山林を守ることが機会につながる
かつて東森テレビで先住民集落を紹介する番組「台湾部落尋奇」のディレクターとして台湾各地を巡り、原住民議事連盟の理事長も務める根誌優は、自分の故郷はどこよりもリソースが乏しく、貧しいことに気づいた。だが、「私たちはわずかな土地も漢民族に売ることなく、完全な山林を守ってきました」と誇らしそうに語る。
「しかし、かつて林務局の政策は林地内の木一本、草一本にも触れてはならないというものでした」と根誌優は声を大きくする。「私が子供の頃、集落の人々は林務局を『阿問』(魔物の意味)と呼んでいました。というのも、原住民保留地と林班地は隣り合っていて、間違って木を一本でも切ろうものなら違法とされて、問題が絶えなかったのです」と言う。
2018年、林務局とサイシャット族は和解を意味するパートナー宣言に署名を交わした。2019年には山林共同管理の理念に基づき、サイシャット族が委託されてパトロール隊「森林軍」を結成し、大湳林道と蓬莱林道、加里山をパトロールすることになった。違法伐採を防止し、森林の環境を整備するためで、住民の就労機会にもなった。
そして当時の林務局長・林華慶が「林下経済」プランを打ち出した。「林下経済」とは、森林の副産物であるシイタケの原木栽培や養蜂によって山地住民の収入を増やそうというもので、林業試験所や林務局の各分処にこれを指示した。
これが山地に暮らす人々の目を覚ました。「養蜂はもともと私たちサイシャット族の生活の一部で、どの家にも巣箱が一つありましたが、この30年、暮らしが変わり誰も養蜂をしていなかったのです。林下の産業を発展させるという計画は、自然環境を破壊したくない私たちを惹きつけ、自然生態を活用して集落の生産高を上げられることに魅力を感じました」と根誌優は言う。

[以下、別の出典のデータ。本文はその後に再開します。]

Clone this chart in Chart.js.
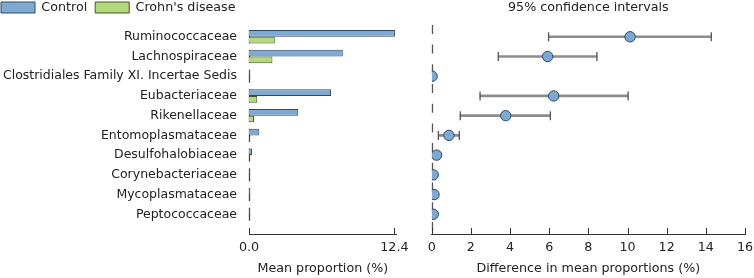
<!DOCTYPE html>
<html>
<head>
<meta charset="utf-8">
<script src="https://cdn.jsdelivr.net/npm/chart.js@4/dist/chart.umd.min.js"></script>
<style>
  body { margin: 0; background: #fff; }
  #wrap { position: relative; width: 754px; height: 278px; }
  #left { position: absolute; left: 0; top: 0; }
  #right { position: absolute; left: 410px; top: 0; }
</style>
</head>
<body>
<div id="wrap">
  <canvas id="left" width="410" height="278"></canvas>
  <canvas id="right" width="344" height="278"></canvas>
</div>
<script>
// семейства бактерий и значения
const families = ['Ruminococcaceae', 'Lachnospiraceae', 'Clostridiales Family XI. Incertae Sedis',
    'Eubacteriaceae', 'Rikenellaceae', 'Entomoplasmataceae', 'Desulfohalobiaceae',
    'Corynebacteriaceae', 'Mycoplasmataceae', 'Peptococcaceae'];
const controlMean = [12.45, 8.0, 0.06, 7.0, 4.2, 0.88, 0.26, 0.05, 0.08, 0.05];
const crohnMean = [2.2, 2.0, 0.02, 0.7, 0.43, 0.02, 0.01, 0.01, 0.01, 0.01];
const diffMean = [10.13, 5.92, 0.02, 6.23, 3.78, 0.88, 0.25, 0.08, 0.12, 0.08];
const ciLow = [5.97, 3.40, null, 2.47, 1.46, 0.34, null, null, null, null];
const ciHigh = [14.28, 8.44, null, 10.03, 6.06, 1.41, null, null, null, null];
const leftTicks = [0, 12.4];
const rightTicks = [0, 2, 4, 6, 8, 10, 12, 14, 16];

Chart.defaults.font.family = 'DejaVu Sans';
Chart.defaults.font.size = 12.7;
Chart.defaults.color = '#222';

const rowIdx = families.map((_, i) => i);
const AREA_TOP = 26.9;

// засечки оси X внутрь графика
const innerTicks = {
    id: 'innerTicks',
    afterDraw(chart) {
        const sx = chart.scales.x;
        const b = chart.chartArea.bottom;
        const c = chart.ctx;
        c.save();
        c.strokeStyle = '#333';
        c.lineWidth = 1;
        sx.ticks.forEach(t => {
            const px = Math.round(sx.getPixelForValue(t.value)) + 0.5;
            c.beginPath();
            c.moveTo(px, b - 6);
            c.lineTo(px, b);
            c.stroke();
        });
        c.restore();
    }
};

// пунктир у нуля (на левом графике по строкам, на правом сплошной пунктир)
const zeroLeft = {
    id: 'zeroLeft',
    beforeDatasetsDraw(chart) {
        const x = Math.round(chart.scales.x.getPixelForValue(0)) + 0.5;
        const y = chart.scales.y;
        const c = chart.ctx;
        c.save();
        c.strokeStyle = '#444';
        c.lineWidth = 1.3;
        rowIdx.forEach(i => {
            const yc = y.getPixelForValue(i);
            c.beginPath();
            c.moveTo(x, yc - 6.5);
            c.lineTo(x, yc + 6.5);
            c.stroke();
        });
        c.restore();
    }
};
const zeroRight = {
    id: 'zeroRight',
    beforeDatasetsDraw(chart) {
        const x = Math.round(chart.scales.x.getPixelForValue(0)) + 0.5;
        const a = chart.chartArea;
        const c = chart.ctx;
        c.save();
        c.strokeStyle = '#555';
        c.lineWidth = 1.3;
        c.setLineDash([9, 10.7]);
        c.beginPath();
        c.moveTo(x, a.top - 2);
        c.lineTo(x, a.bottom);
        c.stroke();
        c.restore();
    },
    // точки у нуля обрезаются по краю области (как полукруги на оригинале)
    beforeDatasetDraw(chart, args) {
        if (args.index !== 0) return;
        const a = chart.chartArea;
        chart.ctx.save();
        chart.ctx.beginPath();
        chart.ctx.rect(a.left, a.top - 10, a.right - a.left, a.bottom - a.top + 10);
        chart.ctx.clip();
    },
    afterDatasetDraw(chart, args) {
        if (args.index === 0) chart.ctx.restore();
    }
};

const yIndexScale = () => ({
    type: 'linear',
    min: -0.5,
    max: 10,
    reverse: true,
    offset: false,
    afterBuildTicks: s => { s.ticks = rowIdx.map(v => ({ value: v })); },
});

const xAxisCommon = (ticksArr) => ({
    type: 'linear',
    min: 0,
    afterBuildTicks: s => { s.ticks = ticksArr.map(v => ({ value: v })); },
    afterFit: s => { s.height = 44; s.paddingLeft = 0; s.paddingRight = 0; },
    grid: { display: false, drawTicks: false },
    border: { display: true, color: '#333', width: 1 },
});

new Chart(document.getElementById('left'), {
    type: 'bar',
    data: {
        datasets: [{
            label: 'Control',
            data: rowIdx.map(i => ({ y: i, x: controlMean[i] })),
            backgroundColor: '#7ea9d2',
            borderColor: '#2f4a66',
            borderWidth: 1,
            categoryPercentage: 0.68,
            barPercentage: 1
        }, {
            label: "Crohn's disease",
            data: rowIdx.map(i => ({ y: i, x: crohnMean[i] })),
            backgroundColor: '#b4d97a',
            borderColor: '#3f5a22',
            borderWidth: 1,
            categoryPercentage: 0.68,
            barPercentage: 1
        }]
    },
    options: {
        indexAxis: 'y',
        animation: false,
        responsive: false,
        layout: { padding: { left: -7, right: 13.3, top: -6.85, bottom: 0 } },
        plugins: {
            legend: {
                position: 'top',
                align: 'start',
                labels: { boxWidth: 34, boxHeight: 11, padding: 8, color: '#222' }
            },
            // пустой заголовок как отступ между легендой и графиком
            title: {
                display: true,
                text: '',
                weight: 500,
                font: { size: 1 },
                padding: { top: 0, bottom: 1.85 }
            },
            tooltip: { enabled: false }
        },
        scales: {
            x: Object.assign(xAxisCommon(leftTicks), {
                max: 12.6,
                ticks: { callback: v => v.toFixed(1), padding: 6, maxRotation: 0 },
                title: { display: true, text: 'Mean proportion (%)', padding: { top: 0, bottom: 2 } }
            }),
            y: Object.assign(yIndexScale(), {
                afterFit: s => { s.width = 256; s.paddingTop = AREA_TOP; s.paddingBottom = 0; },
                ticks: { callback: v => families[v], padding: 12, autoSkip: false, font: { size: 12.5 } },
                grid: { display: false, drawTicks: false },
                border: { display: false }
            })
        }
    },
    plugins: [zeroLeft, innerTicks]
});

new Chart(document.getElementById('right'), {
    type: 'scatter',
    data: {
        datasets: [{
            // точки разности средних
            label: 'Difference',
            data: rowIdx.map(i => ({ x: diffMean[i], y: i })),
            pointStyle: 'circle',
            pointRadius: 5.2,
            backgroundColor: '#7ea9d2',
            borderColor: '#2f4a66',
            borderWidth: 1,
            order: 0
        }, {
            // засечки на концах интервалов
            label: 'CI ends',
            data: rowIdx.filter(i => ciLow[i] !== null)
                .flatMap(i => [{ x: ciLow[i], y: i }, { x: ciHigh[i], y: i }]),
            pointStyle: 'line',
            rotation: 90,
            pointRadius: 4.5,
            borderColor: '#555',
            borderWidth: 1.3,
            order: 2
        }, {
            // сами интервалы
            type: 'bar',
            label: 'CI',
            indexAxis: 'y',
            data: rowIdx.filter(i => ciLow[i] !== null)
                .map(i => ({ y: i, x: [ciLow[i], ciHigh[i]] })),
            backgroundColor: '#8c8c8c',
            borderWidth: 0,
            barThickness: 2,
            order: 3
        }]
    },
    options: {
        animation: false,
        responsive: false,
        layout: { padding: { left: 21.7, right: 9, top: 0, bottom: 0 } },
        plugins: {
            legend: { display: false },
            tooltip: { enabled: false },
            title: {
                display: true,
                text: '95% confidence intervals',
                font: { weight: 'normal' },
                color: '#222',
                padding: { top: 0.4, bottom: 11.2 }
            }
        },
        scales: {
            x: Object.assign(xAxisCommon(rightTicks), {
                max: 16,
                ticks: { padding: 6, maxRotation: 0 },
                title: { display: true, text: 'Difference in mean proportions (%)', padding: { top: 0, bottom: 2 } }
            }),
            y: Object.assign(yIndexScale(), {
                display: true,
                afterFit: s => { s.width = 0; s.paddingTop = AREA_TOP; s.paddingBottom = 0; },
                ticks: { display: false },
                grid: { display: false, drawTicks: false },
                border: { display: false }
            })
        }
    },
    plugins: [zeroRight, innerTicks]
});
</script>
</body>
</html>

2018年、根誌優は集落の9人の住民(彼は家族と呼ぶ。皆どこかで血がつながっているから)を集め、まず明徳養蜂場へ研修を受けに行った。新竹の林区管理処が伐採した木材で巣箱を手作りし、一人一箱から開始した。それが現在は12の養蜂場が新竹県五峰郷と苗栗県獅潭郷のサイシャット族が暮らすエリアに広がり、2019年に養蜂班の収入は100万元に達した。
山深く雇用の少ない集落に、林下経済が新たなチャンスをもたらした。「林下経済の生産販売組合には現在50名が参加し、毎月新人が加わるだけでなく、若い人も集落へ戻ってくるようになりました」と蓬莱村村長の章潘三妹は言う。
40歳の根靖慧もそうした中の一人だ。山に暮らす祖母の世話をするために長庚病院の看護師の仕事を辞めて戻ってきたが、ここに雇用はない。そこで父の養蜂を引き継ぎ、1つだった巣箱は20まで増え、生計を立てられるようになった。
苗栗県南庄蓬莱地域の森林で採れる蜂蜜は、季節の変化や養蜂場の違いによって風味が異なる。大自然の森の味わいだ。